Обратите внимание: здесь на первом месте сочувствие горю, несчастью. А раз так, то сочувствовать, скажем, таким стихотворениям, как «Я помню чудное мгновенье…», «Пророк», «Осень», выходит, невозможно. И совершенно другое у Даля:
«Взаимная дружба, приязнь, любовь, расположение, влечение, сострадание, симпатия; одинаковые чувства с кем-либо, незримая, духовная, нравственная связь, которая связывает невольным чувством; сочувствие кому, чему, чувствовать согласно, сообща, заодно; понимать, мыслить одинаково; склоняться к кому-либо по чувству приязни, любви; сострадать».
Урок литературы и призван научить чувствовать согласно, сообща, заодно с героем произведения, даже если он чужд, а главное, с писателем, даже если мы с ним не согласны. Я говорю ученикам: вы можете не любить и не понимать, скажем, Маяковского, но вы сначала должны понять его и даже попытаться почувствовать то, что он чувствовал. Это важно для понимания литературы, искусства. Но не только. Это важно в отношениях между людьми и даже между народами, когда взаимное непонимание другого может привести к трагическим последствиям.

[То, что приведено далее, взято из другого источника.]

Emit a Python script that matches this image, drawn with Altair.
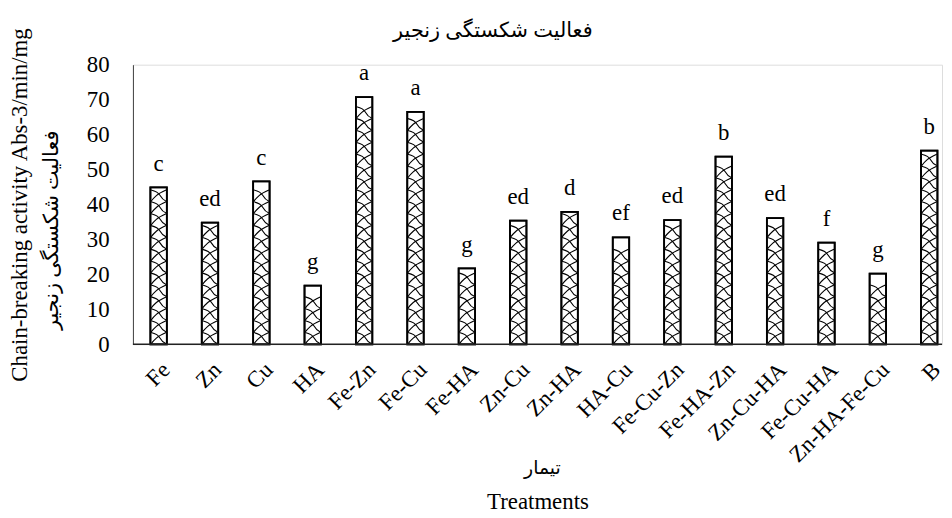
import altair as alt
import pandas as pd

treatments = ["Fe", "Zn", "Cu", "HA", "Fe-Zn", "Fe-Cu", "Fe-HA", "Zn-Cu", "Zn-HA",
              "HA-Cu", "Fe-Cu-Zn", "Fe-HA-Zn", "Zn-Cu-HA", "Fe-Cu-HA", "Zn-HA-Fe-Cu", "B"]
values = [44.9, 34.8, 46.6, 16.8, 70.7, 66.5, 21.7, 35.4, 37.9, 30.6, 35.5, 53.7, 36.1, 29.1, 20.2, 55.4]
letters = ["c", "ed", "c", "g", "a", "a", "g", "ed", "d", "ef", "ed", "b", "ed", "f", "g", "b"]
y_ticks = [0, 10, 20, 30, 40, 50, 60, 70, 80]

title_fa = ["فعالیت شکستگی زنجیر"]
ylabel_en = "Chain-breaking activity Abs-3/min/mg"
ylabel_fa = ["فعالیت شکستگی زنجیر"]
xlabel_en = "Treatments"
xlabel_fa = ["تیمار"]

SERIF = "Liberation Serif"
FA_FONT = "Liberation Serif, DejaVu Sans"

df = pd.DataFrame({"treatment": treatments, "value": values, "letter": letters})

W, H = 816, 282

x_axis = alt.Axis(
    labelAngle=-45, labelFont=SERIF, labelFontSize=23, labelColor="black",
    labelPadding=14, ticks=False, tickSize=0, domain=False,
    title=xlabel_en, titleFont=SERIF, titleFontSize=23, titleFontWeight="normal",
    titleColor="black", titleY=166, titleX=W / 2, titleBaseline="alphabetic",
)
x_scale = alt.Scale(paddingInner=0.68, paddingOuter=0.34, range=[0, 829])
y_axis = alt.Axis(
    values=y_ticks, grid=False, ticks=False, tickSize=0, labelFont=SERIF,
    labelFontSize=23, labelColor="black", labelPadding=24, labelOverlap=False,
    domainColor="#404040", domainWidth=1,
    title=ylabel_en, titleFont=SERIF, titleFontSize=23, titleFontWeight="normal",
    titleColor="black", titleX=-107, titleY=H / 2, titleBaseline="alphabetic",
    titleAlign="center",
)
y_scale = alt.Scale(domain=[0, 80], nice=False)


def xe():
    return alt.X("treatment:N", sort=treatments, scale=x_scale, axis=x_axis)


def ye(field):
    return alt.Y(field, scale=y_scale, axis=y_axis)


bars = alt.Chart(df).mark_bar(fill="white", stroke="black", strokeWidth=1.8).encode(
    x=xe(), y=ye("value:Q")
)

motif = ("M -1 -0.75 Q -0.1 -0.55 0.2 0 T 1 0.75 "
         "M 1 -0.75 Q 0.1 -0.35 -0.3 0 T -1 0.75")

pattern = alt.Chart(df).transform_calculate(
    s="sequence(1.75, datum.value - 1.75, 3.4)"
).transform_flatten(["s"]).mark_point(
    shape=motif, size=230, filled=False, stroke="black", strokeWidth=1.1, opacity=1
).encode(x=xe(), y=ye("s:Q"))

outline = alt.Chart(df).mark_bar(fillOpacity=0, stroke="black", strokeWidth=1.8).encode(
    x=xe(), y=ye("value:Q")
)

baseline = alt.Chart(pd.DataFrame({"v": [0]})).mark_rule(
    color="#222222", strokeWidth=1.5
).encode(y=ye("v:Q"), x=alt.value(0), x2=alt.value(W))

labels = alt.Chart(df).mark_text(
    font=SERIF, fontSize=23, color="black", baseline="alphabetic", dy=-17
).encode(x=xe(), y=ye("value:Q"), text="letter:N")

yfa = alt.Chart(pd.DataFrame({"t": ylabel_fa})).mark_text(
    font=FA_FONT, fontSize=21, color="black", angle=270, align="center", baseline="middle"
).encode(text="t:N", x=alt.value(-82), y=alt.value(167))

xfa = alt.Chart(pd.DataFrame({"t": xlabel_fa})).mark_text(
    font=FA_FONT, fontSize=19, color="black", align="center", baseline="middle"
).encode(text="t:N", x=alt.value(413), y=alt.value(407))

ttl = alt.Chart(pd.DataFrame({"t": title_fa})).mark_text(
    font=FA_FONT, fontSize=21, color="black", align="center", baseline="middle"
).encode(text="t:N", x=alt.value(363), y=alt.value(-34))

chart = alt.layer(bars, pattern, outline, baseline, labels, yfa, xfa, ttl).properties(
    width=W, height=H,
    autosize=alt.AutoSizeParams(type="none"),
    padding={"left": 126, "top": 55, "right": 2, "bottom": 172},
).configure_view(stroke=None).configure(background="white")

chart.save("out.html", embed_options={"renderer": "svg", "actions": False})
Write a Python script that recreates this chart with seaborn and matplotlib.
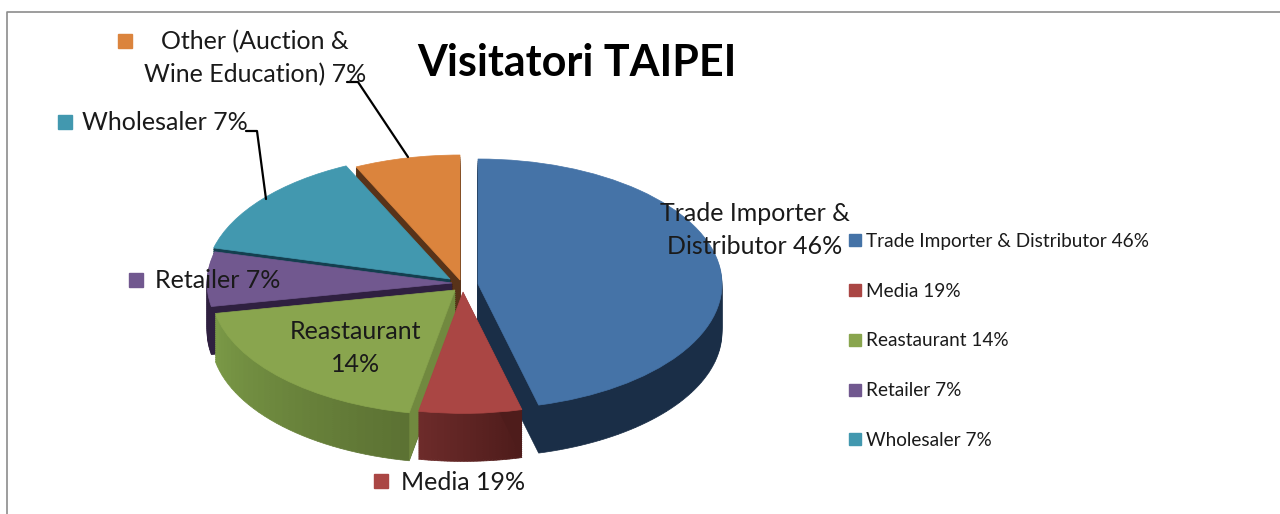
import matplotlib
matplotlib.use("Agg")
import matplotlib.pyplot as plt
import matplotlib.colors as mcolors
from matplotlib.lines import Line2D
import numpy as np
import seaborn as sns

categories = ["Trade Importer & Distributor", "Media", "Reastaurant", "Retailer", "Wholesaler", "Other (Auction & Wine Education)"]
printed_pct = [46, 19, 14, 7, 7, 7]
# the drawn slices do not follow the printed numbers, these are read off the slice angles
drawn_pct = [46, 7, 19, 7, 14, 7]

top_colors = ["#4573a7", "#aa4644", "#89a54e", "#71588f", "#4298af", "#db843d"]
side_start = ["#1a2e47", "#4e1c1b", "#5c7233", "#2f2040", "#143f4f", "#583319"]
side_end = ["#1a2e47", "#6d2b2a", "#7b9a47", "#2f2040", "#143f4f", "#583319"]
start_face = ["#1a2e47", "#4e1c1b", "#71893f", "#2f2040", "#143f4f", "#583319"]

# layout in pixels of the 1280x514 picture
apex_px = [(478, 284), (463, 292), (455, 290), (452, 283), (450, 279), (460, 280)]
radius_px = [244, 237, 244, 245, 244, 244]
draw_order = [5, 4, 3, 2, 0, 1]
y_squash = 125 / 244
depth_px = 48
n_strips = 32

sns.set_theme(style="white")
plt.rcParams["font.family"] = ["Lato", "DejaVu Sans"]
palette = sns.color_palette(top_colors)


def py(y):
    return (514 - y) / y_squash


def blend(c1, c2, t):
    a = np.array(mcolors.to_rgb(c1))
    b = np.array(mcolors.to_rgb(c2))
    return tuple(a + (b - a) * t)


def rim(cx, cy, r, angle):
    return cx + r * np.sin(np.radians(angle)), cy + r * np.cos(np.radians(angle))


def seal(wedges):
    # hairline in the same colour so no white seams show between the wedges
    for w in wedges:
        w.set_edgecolor(w.get_facecolor())
        w.set_linewidth(0.5)


fig = plt.figure(figsize=(12.8, 5.14), dpi=100)
ax = fig.add_axes([0, 0, 1, 1])

starts = np.cumsum([0] + drawn_pct[:-1])

for i in draw_order:
    cx, cy = apex_px[i][0], py(apex_px[i][1])
    r = radius_px[i]
    a0 = 90 - starts[i] * 3.6
    frac = drawn_pct[i] / 100
    depth = depth_px / y_squash

    strip_colors = [blend(side_start[i], side_end[i], t) for t in np.linspace(0, 1, n_strips)]
    for d in np.arange(depth, 0, -2 / y_squash):
        res = ax.pie([frac / n_strips] * n_strips, colors=strip_colors, startangle=a0, counterclock=False,
                     normalize=False, center=(cx, cy - d), radius=r, labeldistance=None)
        seal(res[0])

    # flat face along the first cut of the slice
    ex, ey = rim(cx, cy, r, starts[i] * 3.6)
    ax.fill([cx, ex, ex, cx], [cy, ey, ey - depth, cy - depth], color=start_face[i], lw=0, zorder=1)

    res = ax.pie([frac], colors=[palette[i]], startangle=a0, counterclock=False, normalize=False,
                 center=(cx, cy), radius=r, labeldistance=None)
    seal(res[0])

ax.set_aspect("auto")
ax.set_xlim(0, 1280)
ax.set_ylim(0, 514 / y_squash)
ax.set_axis_on()
ax.set_xticks([])
ax.set_yticks([])
for s in ax.spines.values():
    s.set_visible(False)

# chart frame, cut off at the bottom and the right
ax.plot([7, 7, 1280], [py(514), py(12), py(12)], color="#8c8c8c", lw=1.2, zorder=3)

ax.text(577, py(63), "Visitatori TAIPEI", fontsize=31, fontweight="bold", color="black", ha="center", va="center", zorder=6)

data_labels = [
    (755, 230, f"Trade Importer &\nDistributor {printed_pct[0]}%"),
    (463, 482, f"Media {printed_pct[1]}%"),
    (356, 348, f"Reastaurant\n{printed_pct[2]}%"),
    (218, 281, f"Retailer {printed_pct[3]}%"),
    (165, 123, f"Wholesaler {printed_pct[4]}%"),
    (255, 58, f"Other (Auction &\nWine Education) {printed_pct[5]}%"),
]
for x, y, txt in data_labels:
    ax.text(x, py(y), txt, fontsize=18, color="#1a1a1a", ha="center", va="center", linespacing=1.5, zorder=6)

for key_x, key_y, key_i in [(381, 481, 1), (136, 280, 3), (65, 122, 4), (125, 41, 5)]:
    ax.plot([key_x], [py(key_y)], marker="s", ms=10.5, color=palette[key_i], ls="none", zorder=6)

# leader lines
ax.plot([347, 358, 408], [py(82), py(82), py(157)], color="black", lw=1.6, zorder=5)
ax.plot([246, 257, 266], [py(131), py(131), py(199)], color="black", lw=1.6, zorder=5)

handles = [Line2D([], [], marker="s", ls="none", ms=8.5, color=palette[i],
                  label=f"{categories[i]} {printed_pct[i]}%") for i in range(5)]
ax.legend(handles=handles, loc="upper left", bbox_to_anchor=(849 / 1280, 1 - 233 / 514), frameon=False,
          fontsize=13.7, labelspacing=1.72, handlelength=0.6, handletextpad=0.3, borderpad=0, borderaxespad=0,
          labelcolor="#1a1a1a")

fig.savefig("out.png", dpi=100)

В этом сочувствии, сопереживании, соразмышлении и заключается сердцевина уроков литературы. У нас, увы, увы, когда говорят о результативности преподавания литературы (а ведь собираются и зарплату учителя определять в зависимости от этой результативности), как правило, все сводят к знаниям. А главное здесь в духовном опыте, читательском опыте, опыте мысли и сердца.
Недавно по телевизору передавали фильм по роману Гюго «Отверженные». Моя дочь сказала, что она роман читала, но вот сейчас помнит очень смутно. Я дал ей том, в котором кратко изложено содержание романа. Но роман для нее не потерян. Да, она сейчас его не помнит. Но ведь когда она его читала, она прожила жизнь его героев, и опыт этой жизни вошел в ее личный жизненный опыт. И переживания при чтении романа обогатили ее эмоционально. А разве я помню все виденные фильмы, спектакли, прочитанные книги? Главное, как они вошли в мой жизненный опыт и какой след оставили, даже если я при этом многое забыл. Судить о преподавании литературы только по тому, что ученик запомнил, выучил, принципиально неверно. В преподавании литературы сам процесс чтения, размышления на уроке куда важнее тех итогов и выводов, на которые нацелены экзамены. Мы же знаем, как неплохо можно сдать экзамен, даже не прочитав ту книгу, о которой говорит или пишет экзаменующийся.
К сожалению, то понимание воздействия литературы на человека, о котором говорили педагог Рыбникова и поэт Коржавин, не стало в нашей школе всеобщим, господствующим, определяющим. Только не надо думать, что все это результат советского или постсоветского влияния и воздействия. Корни уходят глубже, в дореволюционную эпоху.
У меня есть дореволюционные учебники по литературе для гимназии. Конечно, совершенно другая, как у нас раньше говорили, идейная направленность. Конечно, совершенно бОльший объем материала по древней литературе и XVIII веку. Многое куда более обстоятельно, подробно. Но методическая структура почти та же самая.